Free-agent center Shaquille O'Neal is seriously considering a two-year deal with the Hawks that starts at the mid-level exception of $5.8 million, according to NBA sources close to both the team and the future Hall of Fame player. [...]
"I think he wants to see how everything shakes out with all the free agents, but he's seriously considering Atlanta's offer,'' said the source who asked that his name not be used. "He wants to play two more years, and he wants it to be with a contender. He thinks he can help them become a serious one.''
The chess pieces keep moving for the Hawks.

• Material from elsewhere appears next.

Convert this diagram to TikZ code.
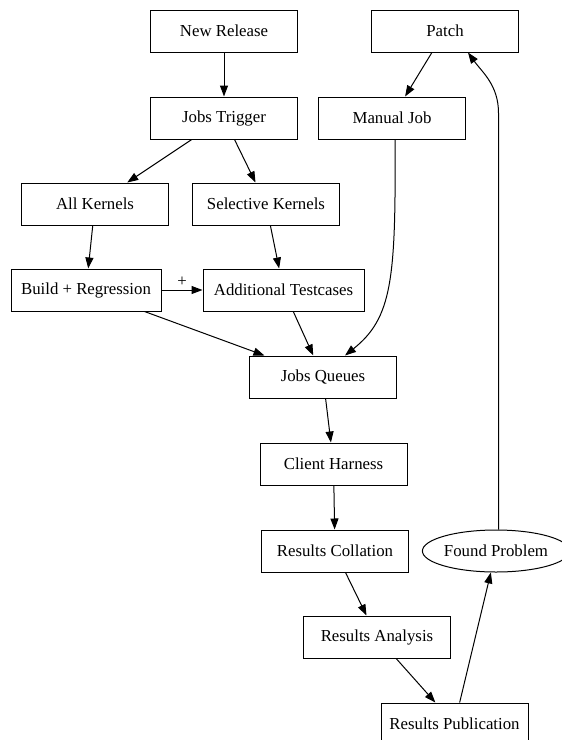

One of their stated (and obvious) off-season goals was an upgrade in the middle, and while Shaq is entering his "Just For Men" years, a motivated Shaq could be a good veteran presence to have in Atlanta, even of he wouldn't be as effective on the court.
Another point of bringing Shaq to Atlanta would be the PR spin of the move. The Hawks need to do something to drum up interest in a franchise that is all but forgotten about by many Atlantans, and a big named player like Shaq would certainly help put more buts in the stands.